Asian stocks shrugged off both a North Korean missile launch and a Chinese GDP print which was below expectations – perhaps a sign that traders are willing to back the future rather than dwell on recent conservatism. News that North Korea filed a missile came out before most regional equity markets opened.

The impact on currencies was minimal, in fact the Australian dollar and the Japanese Yen continued to appreciate despite the launch. The Australian dollar was last trading at 1.0390 against the US dollar, falling slightly in late afternoon trade after being high for most of the session above 1.04. The US dollar was last buying 81.05 against the Yen. The Euro was stable at 1.3168 against the dollar.

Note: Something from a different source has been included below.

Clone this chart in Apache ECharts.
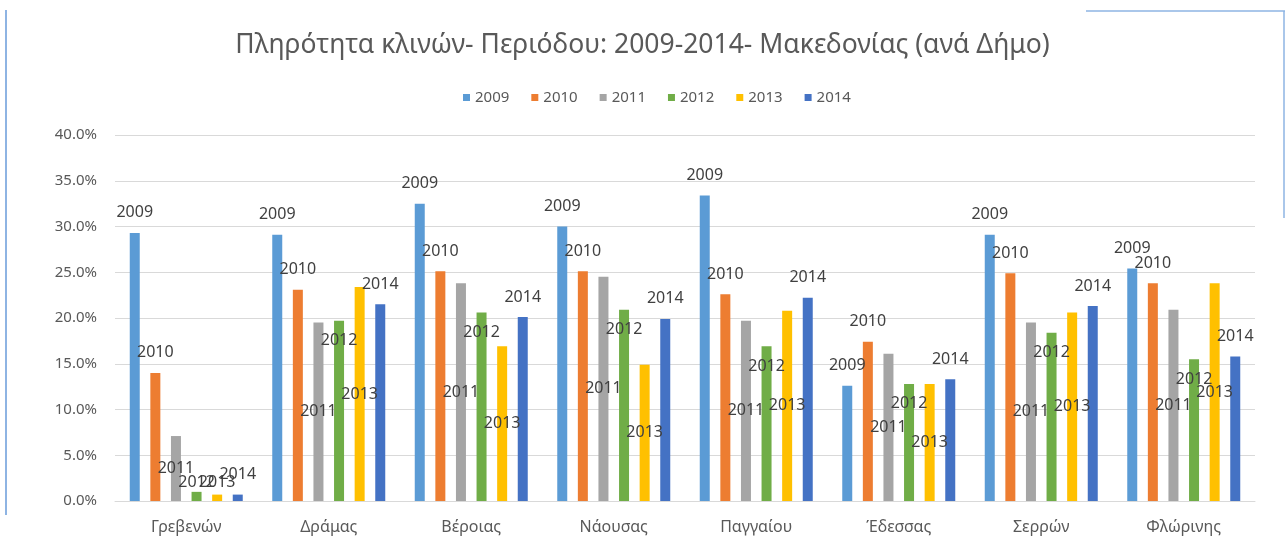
<!DOCTYPE html>
<html>
<head>
<meta charset="utf-8">
<script src="https://cdn.jsdelivr.net/npm/echarts@6/dist/echarts.min.js"></script>
<style>
  html, body { margin: 0; padding: 0; background: #fff; }
  #main { width: 1285px; height: 548px; }
</style>
</head>
<body>
<div id="main"></div>
<script>
// κατηγορίες (Δήμοι)
var dimoi = ['Γρεβενών', 'Δράμας', 'Βέροιας', 'Νάουσας', 'Παγγαίου', 'Έδεσσας', 'Σερρών', 'Φλώρινης'];
var years = ['2009', '2010', '2011', '2012', '2013', '2014'];

// πληρότητα (%) ανά έτος
var y2009 = [29.3, 29.1, 32.5, 30.0, 33.4, 12.6, 29.1, 25.4];
var y2010 = [14.0, 23.1, 25.1, 25.1, 22.6, 17.4, 24.9, 23.8];
var y2011 = [7.1, 19.5, 23.8, 24.5, 19.7, 16.1, 19.5, 20.9];
var y2012 = [1.0, 19.7, 20.6, 20.9, 16.9, 12.8, 18.4, 15.5];
var y2013 = [0.7, 23.4, 16.9, 14.9, 20.8, 12.8, 20.6, 23.8];
var y2014 = [0.7, 21.5, 20.1, 19.9, 22.2, 13.3, 21.3, 15.8];

var yTicks = [0, 5, 10, 15, 20, 25, 30, 35, 40];

var colors = ['#5B9BD5', '#ED7D31', '#A5A5A5', '#70AD47', '#FFC000', '#4472C4'];
var values = [y2009, y2010, y2011, y2012, y2013, y2014];
// θέση ετικέτας ανά σειρά (όπως στο excel)
var labelPos = ['top', 'top', 'inside', 'insideTop', 'inside', 'top'];

var chart = echarts.init(document.getElementById('main'));

var series = years.map(function (y, i) {
    return {
        name: y,
        type: 'bar',
        barWidth: 10,
        barGap: '106%',
        itemStyle: { color: colors[i] },
        label: {
            show: true,
            position: labelPos[i],
            distance: labelPos[i] === 'inside' ? 0 : 12,
            formatter: '{a}',
            color: '#404040',
            fontFamily: 'Noto Sans',
            fontSize: 16
        },
        data: values[i].map(function (v) {
            if (v < 2 && labelPos[i] !== 'top') {
                return { value: v, label: { position: 'insideBottom', distance: 11 } };
            }
            return v;
        })
    };
});

var option = {
    animation: false,
    textStyle: { fontFamily: 'Noto Sans' },
    title: {
        text: 'Πληρότητα κλινών- Περιόδου: 2009-2014- Μακεδονίας (ανά Δήμο)',
        left: 'center',
        top: 27,
        textStyle: { color: '#595959', fontSize: 26.5, fontWeight: 'normal', fontFamily: 'Noto Sans' }
    },
    legend: {
        data: years,
        top: 85,
        left: 458,
        icon: 'rect',
        itemWidth: 7,
        itemHeight: 7,
        itemGap: 22,
        textStyle: { color: '#595959', fontSize: 15 }
    },
    grid: {
        left: 115,
        right: 30,
        top: 135,
        bottom: 47
    },
    xAxis: {
        type: 'category',
        data: dimoi,
        axisTick: { show: false },
        axisLine: { lineStyle: { color: '#D9D9D9' } },
        axisLabel: { color: '#595959', fontSize: 16, margin: 18 }
    },
    yAxis: {
        type: 'value',
        min: yTicks[0],
        max: yTicks[yTicks.length - 1],
        interval: 5,
        axisLabel: {
            color: '#595959',
            fontSize: 15,
            margin: 18,
            formatter: function (v) { return v.toFixed(1) + '%'; }
        },
        splitLine: { lineStyle: { color: '#D9D9D9', width: 1 } }
    },
    graphic: [
        { type: 'line', shape: { x1: 6, y1: 10, x2: 6, y2: 515 }, style: { stroke: '#8EB4E3', lineWidth: 2 } },
        { type: 'line', shape: { x1: 1086, y1: 11, x2: 1285, y2: 11 }, style: { stroke: '#8EB4E3', lineWidth: 1.5 } },
        { type: 'line', shape: { x1: 1284, y1: 11, x2: 1284, y2: 218 }, style: { stroke: '#8EB4E3', lineWidth: 1.5 } }
    ],
    series: series
};

chart.setOption(option);
</script>
</body>
</html>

In economic news, data showed China’s annualised rate of GDP came in at 8.1% for the first three months of this year, below market expectations of around 8.3%. The number is still very healthy given the rate of decline in manufacturing and the ability to contain inflation in a very short period of time, when taking into considering the peak mid last year.

March industrial output firmed by 11.9%, retail sales rose 15.2% and fixed asset investment, one of the principal drivers of China’s economy, grew 20.9% through the quarter. The numbers were good enough to see the MSCI Asia Pacific index gain by around 0.8% in early afternoon Tokyo trading. The Nikkei 225 was last trading up 1.3%, the Kospi and ASX200 both up 0.8%.

In regional corporate news, Insurance Australia Group announced it has increased its exposure to the Asian general insurance market by acquiring Kurnia Insurans through its AmG Insurance joint venture vehicle. The purchase price represents around A$480m of which Insurance Australia Group will contribute 49%.

For Insurance Australia Group, the move is part of a broader strategy to have 10% of gross written premiums generated outside of Australia by 2016 and follows on from ANZ and QBE’s recent plans to expand their regional Asian businesses. This all comes at a time when Singapore’s DBS is looking at adding capacity in Indonesia and CIMB beds down its recent RBS Asia asset purchase.